> Your task
Emit a verbatim copy of the lines below from the line with "Convert this diagram to TikZ code." through the line with "(risktxt) at (482,87)", excluding pictures and everything outside that range.

Records from a collection:
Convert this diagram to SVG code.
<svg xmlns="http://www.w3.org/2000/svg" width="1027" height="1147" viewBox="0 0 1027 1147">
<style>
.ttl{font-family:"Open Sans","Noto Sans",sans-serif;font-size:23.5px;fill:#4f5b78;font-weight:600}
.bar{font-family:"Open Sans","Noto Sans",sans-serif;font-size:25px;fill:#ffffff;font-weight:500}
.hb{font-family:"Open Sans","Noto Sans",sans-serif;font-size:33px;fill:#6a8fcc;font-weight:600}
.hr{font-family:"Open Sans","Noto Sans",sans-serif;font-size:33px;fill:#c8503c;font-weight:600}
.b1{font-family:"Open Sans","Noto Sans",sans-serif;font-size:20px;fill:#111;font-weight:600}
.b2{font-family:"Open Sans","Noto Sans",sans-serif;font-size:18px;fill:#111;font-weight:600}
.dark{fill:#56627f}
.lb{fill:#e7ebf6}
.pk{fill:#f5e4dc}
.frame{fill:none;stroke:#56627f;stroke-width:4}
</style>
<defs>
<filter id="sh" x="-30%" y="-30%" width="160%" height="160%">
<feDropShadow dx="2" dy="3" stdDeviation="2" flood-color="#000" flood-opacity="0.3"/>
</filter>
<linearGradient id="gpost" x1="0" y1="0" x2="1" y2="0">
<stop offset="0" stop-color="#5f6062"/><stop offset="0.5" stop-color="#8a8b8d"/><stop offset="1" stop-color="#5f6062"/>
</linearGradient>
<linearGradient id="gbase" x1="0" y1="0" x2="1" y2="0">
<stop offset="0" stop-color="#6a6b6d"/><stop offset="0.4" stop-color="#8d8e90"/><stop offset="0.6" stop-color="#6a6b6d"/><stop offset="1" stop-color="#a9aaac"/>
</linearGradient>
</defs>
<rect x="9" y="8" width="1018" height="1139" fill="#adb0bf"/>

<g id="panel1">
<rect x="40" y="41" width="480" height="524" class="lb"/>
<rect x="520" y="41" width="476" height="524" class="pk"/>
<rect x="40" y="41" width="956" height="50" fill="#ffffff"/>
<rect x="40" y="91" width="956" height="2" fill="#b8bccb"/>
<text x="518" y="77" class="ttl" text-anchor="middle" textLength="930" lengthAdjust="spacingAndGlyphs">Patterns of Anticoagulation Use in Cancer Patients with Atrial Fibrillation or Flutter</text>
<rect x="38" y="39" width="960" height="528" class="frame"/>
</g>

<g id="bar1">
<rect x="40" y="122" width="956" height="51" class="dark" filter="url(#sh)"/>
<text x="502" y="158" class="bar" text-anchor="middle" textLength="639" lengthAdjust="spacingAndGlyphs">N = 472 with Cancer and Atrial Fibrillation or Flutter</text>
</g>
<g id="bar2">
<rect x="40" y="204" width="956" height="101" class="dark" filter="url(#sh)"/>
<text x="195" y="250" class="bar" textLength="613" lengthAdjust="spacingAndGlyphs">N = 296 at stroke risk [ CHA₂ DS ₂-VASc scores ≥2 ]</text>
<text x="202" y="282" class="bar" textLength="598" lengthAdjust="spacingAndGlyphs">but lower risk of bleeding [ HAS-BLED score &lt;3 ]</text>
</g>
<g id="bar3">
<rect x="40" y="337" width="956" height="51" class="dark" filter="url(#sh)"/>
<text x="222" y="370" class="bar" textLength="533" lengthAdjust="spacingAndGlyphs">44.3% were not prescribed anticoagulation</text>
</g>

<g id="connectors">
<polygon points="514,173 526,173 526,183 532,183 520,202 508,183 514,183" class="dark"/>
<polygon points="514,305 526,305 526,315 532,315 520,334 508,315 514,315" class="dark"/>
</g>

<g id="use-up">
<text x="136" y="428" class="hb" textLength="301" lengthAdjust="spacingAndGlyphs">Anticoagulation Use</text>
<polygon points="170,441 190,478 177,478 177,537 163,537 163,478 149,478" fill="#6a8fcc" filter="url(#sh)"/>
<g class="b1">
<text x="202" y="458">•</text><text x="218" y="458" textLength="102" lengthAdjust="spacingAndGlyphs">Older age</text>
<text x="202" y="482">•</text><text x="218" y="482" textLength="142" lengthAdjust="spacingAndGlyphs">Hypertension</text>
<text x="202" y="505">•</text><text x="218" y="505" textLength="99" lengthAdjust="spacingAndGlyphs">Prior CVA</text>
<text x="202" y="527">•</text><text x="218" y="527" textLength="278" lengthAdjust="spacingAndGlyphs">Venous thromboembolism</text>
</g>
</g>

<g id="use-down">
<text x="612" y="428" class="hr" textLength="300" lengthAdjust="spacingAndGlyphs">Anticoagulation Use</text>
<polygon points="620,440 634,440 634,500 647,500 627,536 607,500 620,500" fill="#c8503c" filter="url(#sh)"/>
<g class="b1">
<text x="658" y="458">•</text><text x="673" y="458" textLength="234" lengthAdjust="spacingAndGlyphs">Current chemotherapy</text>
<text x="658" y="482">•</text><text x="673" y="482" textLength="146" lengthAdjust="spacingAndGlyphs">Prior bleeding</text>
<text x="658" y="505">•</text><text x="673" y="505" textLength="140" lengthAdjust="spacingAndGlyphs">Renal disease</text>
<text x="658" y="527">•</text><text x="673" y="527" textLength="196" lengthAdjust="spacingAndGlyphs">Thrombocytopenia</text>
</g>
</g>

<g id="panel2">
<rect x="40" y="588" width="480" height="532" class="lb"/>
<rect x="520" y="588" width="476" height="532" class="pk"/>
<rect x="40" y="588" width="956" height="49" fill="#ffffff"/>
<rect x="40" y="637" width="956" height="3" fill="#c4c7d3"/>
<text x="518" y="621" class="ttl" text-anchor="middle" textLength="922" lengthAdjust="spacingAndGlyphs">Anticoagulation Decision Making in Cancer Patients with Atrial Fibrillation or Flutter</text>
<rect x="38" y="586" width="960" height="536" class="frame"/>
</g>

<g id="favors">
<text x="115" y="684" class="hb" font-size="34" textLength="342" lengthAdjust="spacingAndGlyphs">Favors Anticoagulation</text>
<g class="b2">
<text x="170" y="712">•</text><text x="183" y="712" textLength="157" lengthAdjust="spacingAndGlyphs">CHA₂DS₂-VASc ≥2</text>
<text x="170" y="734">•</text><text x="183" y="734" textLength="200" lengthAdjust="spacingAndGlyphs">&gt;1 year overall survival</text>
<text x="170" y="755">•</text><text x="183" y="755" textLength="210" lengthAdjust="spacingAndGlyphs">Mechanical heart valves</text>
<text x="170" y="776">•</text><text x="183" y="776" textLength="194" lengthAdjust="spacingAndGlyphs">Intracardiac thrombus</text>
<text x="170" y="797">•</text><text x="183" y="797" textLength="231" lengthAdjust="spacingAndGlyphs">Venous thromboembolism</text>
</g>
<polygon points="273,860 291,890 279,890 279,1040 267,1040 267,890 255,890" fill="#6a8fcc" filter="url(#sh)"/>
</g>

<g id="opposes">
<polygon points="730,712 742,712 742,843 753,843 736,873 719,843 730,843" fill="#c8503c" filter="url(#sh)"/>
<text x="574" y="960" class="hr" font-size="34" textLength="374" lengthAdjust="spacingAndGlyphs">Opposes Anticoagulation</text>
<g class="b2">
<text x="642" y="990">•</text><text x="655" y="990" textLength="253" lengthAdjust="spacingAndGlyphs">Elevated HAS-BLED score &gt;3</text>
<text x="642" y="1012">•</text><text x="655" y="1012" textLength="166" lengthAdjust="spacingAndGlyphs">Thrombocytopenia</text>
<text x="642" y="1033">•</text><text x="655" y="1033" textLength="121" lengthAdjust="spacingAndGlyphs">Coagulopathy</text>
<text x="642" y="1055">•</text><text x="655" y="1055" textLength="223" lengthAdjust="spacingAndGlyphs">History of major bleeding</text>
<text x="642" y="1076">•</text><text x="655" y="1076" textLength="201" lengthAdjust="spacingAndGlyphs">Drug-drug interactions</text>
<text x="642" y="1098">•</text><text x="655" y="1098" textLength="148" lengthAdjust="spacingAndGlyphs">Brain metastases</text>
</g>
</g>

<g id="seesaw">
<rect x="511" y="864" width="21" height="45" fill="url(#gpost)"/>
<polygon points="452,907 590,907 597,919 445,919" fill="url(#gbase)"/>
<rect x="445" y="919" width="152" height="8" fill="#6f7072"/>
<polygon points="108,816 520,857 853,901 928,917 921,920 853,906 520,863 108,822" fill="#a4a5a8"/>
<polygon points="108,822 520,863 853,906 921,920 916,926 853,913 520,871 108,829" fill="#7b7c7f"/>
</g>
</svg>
...
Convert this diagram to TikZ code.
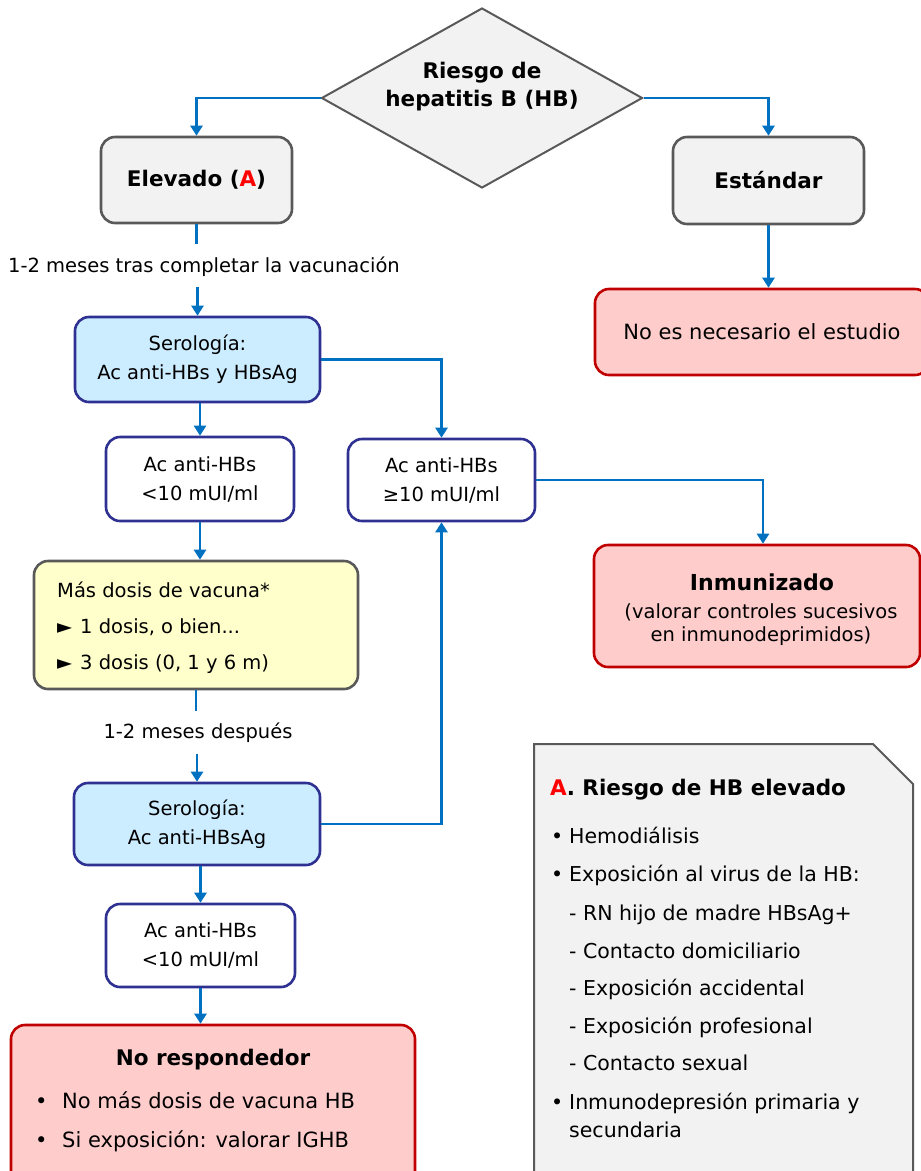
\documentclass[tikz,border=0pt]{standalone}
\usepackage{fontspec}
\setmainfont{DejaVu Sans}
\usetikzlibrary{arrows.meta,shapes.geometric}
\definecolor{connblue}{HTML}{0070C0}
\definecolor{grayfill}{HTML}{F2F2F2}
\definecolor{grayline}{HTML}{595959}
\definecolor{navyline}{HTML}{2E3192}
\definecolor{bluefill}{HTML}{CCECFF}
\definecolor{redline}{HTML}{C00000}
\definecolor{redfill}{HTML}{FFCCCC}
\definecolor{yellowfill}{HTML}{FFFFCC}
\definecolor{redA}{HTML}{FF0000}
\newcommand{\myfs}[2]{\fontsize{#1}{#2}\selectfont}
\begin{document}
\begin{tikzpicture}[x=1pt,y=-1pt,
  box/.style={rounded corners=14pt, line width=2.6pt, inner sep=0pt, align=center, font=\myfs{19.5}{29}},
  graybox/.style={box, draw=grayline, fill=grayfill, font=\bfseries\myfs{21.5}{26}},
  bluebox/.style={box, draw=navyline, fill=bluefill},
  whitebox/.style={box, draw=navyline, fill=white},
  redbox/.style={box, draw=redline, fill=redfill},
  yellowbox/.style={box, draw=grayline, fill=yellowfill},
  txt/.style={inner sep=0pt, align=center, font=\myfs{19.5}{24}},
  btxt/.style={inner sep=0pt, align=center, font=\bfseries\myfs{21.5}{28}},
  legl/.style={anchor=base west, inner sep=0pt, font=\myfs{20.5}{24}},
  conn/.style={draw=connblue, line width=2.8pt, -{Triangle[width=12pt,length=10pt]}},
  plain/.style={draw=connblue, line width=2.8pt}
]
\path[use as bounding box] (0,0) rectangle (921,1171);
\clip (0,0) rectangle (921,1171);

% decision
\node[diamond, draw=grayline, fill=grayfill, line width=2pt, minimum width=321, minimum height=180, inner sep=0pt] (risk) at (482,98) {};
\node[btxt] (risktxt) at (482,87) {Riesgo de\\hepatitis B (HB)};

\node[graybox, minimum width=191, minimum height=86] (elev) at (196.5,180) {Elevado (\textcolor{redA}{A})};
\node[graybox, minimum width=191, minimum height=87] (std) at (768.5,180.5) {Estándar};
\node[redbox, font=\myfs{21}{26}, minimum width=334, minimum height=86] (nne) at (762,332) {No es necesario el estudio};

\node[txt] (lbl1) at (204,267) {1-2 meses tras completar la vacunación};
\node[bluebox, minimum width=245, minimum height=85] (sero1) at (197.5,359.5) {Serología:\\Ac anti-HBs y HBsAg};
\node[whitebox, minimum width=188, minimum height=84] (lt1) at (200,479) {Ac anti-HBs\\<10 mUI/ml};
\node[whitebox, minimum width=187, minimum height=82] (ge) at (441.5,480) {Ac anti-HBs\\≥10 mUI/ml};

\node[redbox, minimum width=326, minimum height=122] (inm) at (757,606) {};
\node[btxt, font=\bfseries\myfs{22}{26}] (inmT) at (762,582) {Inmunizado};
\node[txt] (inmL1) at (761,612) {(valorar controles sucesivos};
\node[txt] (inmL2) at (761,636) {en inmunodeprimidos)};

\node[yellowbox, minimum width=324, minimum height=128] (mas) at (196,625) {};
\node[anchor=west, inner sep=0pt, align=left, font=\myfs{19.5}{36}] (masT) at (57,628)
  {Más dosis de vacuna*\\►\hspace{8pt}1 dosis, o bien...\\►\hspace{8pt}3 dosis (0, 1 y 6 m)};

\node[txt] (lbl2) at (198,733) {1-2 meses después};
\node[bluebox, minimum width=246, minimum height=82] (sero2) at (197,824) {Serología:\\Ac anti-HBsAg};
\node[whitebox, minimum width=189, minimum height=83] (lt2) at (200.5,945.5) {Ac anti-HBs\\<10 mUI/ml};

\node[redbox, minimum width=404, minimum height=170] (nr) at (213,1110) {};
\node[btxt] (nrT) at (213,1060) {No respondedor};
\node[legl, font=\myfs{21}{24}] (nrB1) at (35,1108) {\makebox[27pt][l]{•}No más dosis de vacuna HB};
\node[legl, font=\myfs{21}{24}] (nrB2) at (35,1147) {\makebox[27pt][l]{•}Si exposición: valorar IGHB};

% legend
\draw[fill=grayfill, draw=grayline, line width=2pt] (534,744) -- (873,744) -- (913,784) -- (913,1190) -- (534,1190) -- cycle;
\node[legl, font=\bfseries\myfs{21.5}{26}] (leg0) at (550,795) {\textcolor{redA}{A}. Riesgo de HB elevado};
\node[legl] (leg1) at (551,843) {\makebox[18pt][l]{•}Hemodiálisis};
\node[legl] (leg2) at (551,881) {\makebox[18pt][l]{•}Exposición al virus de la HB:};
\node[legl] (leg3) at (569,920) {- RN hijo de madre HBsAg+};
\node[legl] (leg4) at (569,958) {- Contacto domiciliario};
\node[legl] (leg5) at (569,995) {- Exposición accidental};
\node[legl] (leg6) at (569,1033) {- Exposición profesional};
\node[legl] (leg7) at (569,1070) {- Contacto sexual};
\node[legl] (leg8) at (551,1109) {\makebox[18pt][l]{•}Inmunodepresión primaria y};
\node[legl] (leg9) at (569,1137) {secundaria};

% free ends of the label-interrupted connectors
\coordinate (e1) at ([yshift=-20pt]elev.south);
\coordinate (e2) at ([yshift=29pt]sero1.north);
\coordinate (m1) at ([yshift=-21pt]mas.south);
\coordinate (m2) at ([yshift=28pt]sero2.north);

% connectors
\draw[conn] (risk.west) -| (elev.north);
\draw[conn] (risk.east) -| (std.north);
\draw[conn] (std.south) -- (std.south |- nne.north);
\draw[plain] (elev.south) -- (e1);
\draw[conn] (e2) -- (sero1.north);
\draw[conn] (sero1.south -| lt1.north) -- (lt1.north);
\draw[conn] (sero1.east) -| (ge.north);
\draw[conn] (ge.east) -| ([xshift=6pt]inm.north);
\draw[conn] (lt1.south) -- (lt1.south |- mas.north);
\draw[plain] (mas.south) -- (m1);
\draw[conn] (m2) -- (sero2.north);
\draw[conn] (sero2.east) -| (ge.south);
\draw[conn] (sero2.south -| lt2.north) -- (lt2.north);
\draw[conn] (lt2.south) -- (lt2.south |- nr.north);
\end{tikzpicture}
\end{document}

> Complete output
Convert this diagram to TikZ code.
\documentclass[tikz,border=0pt]{standalone}
\usepackage{fontspec}
\setmainfont{DejaVu Sans}
\usetikzlibrary{arrows.meta,shapes.geometric}
\definecolor{connblue}{HTML}{0070C0}
\definecolor{grayfill}{HTML}{F2F2F2}
\definecolor{grayline}{HTML}{595959}
\definecolor{navyline}{HTML}{2E3192}
\definecolor{bluefill}{HTML}{CCECFF}
\definecolor{redline}{HTML}{C00000}
\definecolor{redfill}{HTML}{FFCCCC}
\definecolor{yellowfill}{HTML}{FFFFCC}
\definecolor{redA}{HTML}{FF0000}
\newcommand{\myfs}[2]{\fontsize{#1}{#2}\selectfont}
\begin{document}
\begin{tikzpicture}[x=1pt,y=-1pt,
  box/.style={rounded corners=14pt, line width=2.6pt, inner sep=0pt, align=center, font=\myfs{19.5}{29}},
  graybox/.style={box, draw=grayline, fill=grayfill, font=\bfseries\myfs{21.5}{26}},
  bluebox/.style={box, draw=navyline, fill=bluefill},
  whitebox/.style={box, draw=navyline, fill=white},
  redbox/.style={box, draw=redline, fill=redfill},
  yellowbox/.style={box, draw=grayline, fill=yellowfill},
  txt/.style={inner sep=0pt, align=center, font=\myfs{19.5}{24}},
  btxt/.style={inner sep=0pt, align=center, font=\bfseries\myfs{21.5}{28}},
  legl/.style={anchor=base west, inner sep=0pt, font=\myfs{20.5}{24}},
  conn/.style={draw=connblue, line width=2.8pt, -{Triangle[width=12pt,length=10pt]}},
  plain/.style={draw=connblue, line width=2.8pt}
]
\path[use as bounding box] (0,0) rectangle (921,1171);
\clip (0,0) rectangle (921,1171);

% decision
\node[diamond, draw=grayline, fill=grayfill, line width=2pt, minimum width=321, minimum height=180, inner sep=0pt] (risk) at (482,98) {};
\node[btxt] (risktxt) at (482,87) {Riesgo de\\hepatitis B (HB)};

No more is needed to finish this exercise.